Estrogen Not Effective After Menopause

Estrogen pills have little effect on older women's quality of life, fresh evidence from a landmark study shows in yet another blow to the myth that most women need the hormones to feel better after menopause. More than 10,000 women with an average age of 63 were asked about their general health, mental, physical and social functioning, energy level and emotional health before and a year after they started taking either estrogen or dummy pills. Some scores dipped and others increased slightly, but there was little overall difference between the groups, which each included more than 5,000 women. Women taking estrogen reported slightly fewer sleep problems but slightly worse social functioning than those on dummy pills, but the differences were minimal. Overall quality-of-life scores were high for both groups.

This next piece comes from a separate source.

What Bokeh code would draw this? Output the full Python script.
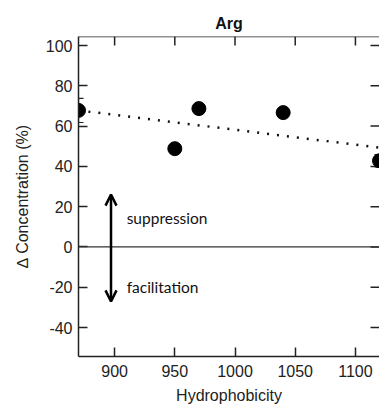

Participants were part of the government's Women's Health Initiative, which did a long-running study on the risks and benefits of hormones. Use plummeted after results in 2002 linked estrogen-progestin pills sold as Prempro with an increased risk for heart attacks, breast cancer and strokes in postmenopausal women. Later results showed estrogen-only pills, sold as Premarin, slightly increased older women's risk of a stroke and possibly dementia. The new results for estrogen-only pills echo previous data from the same study showing estrogen-progestin had little effect on older women's overall well-being and quality of life. The 10,739 women in the latest study, which appeared in Monday's Archives of Internal Medicine, had all had hysterectomies.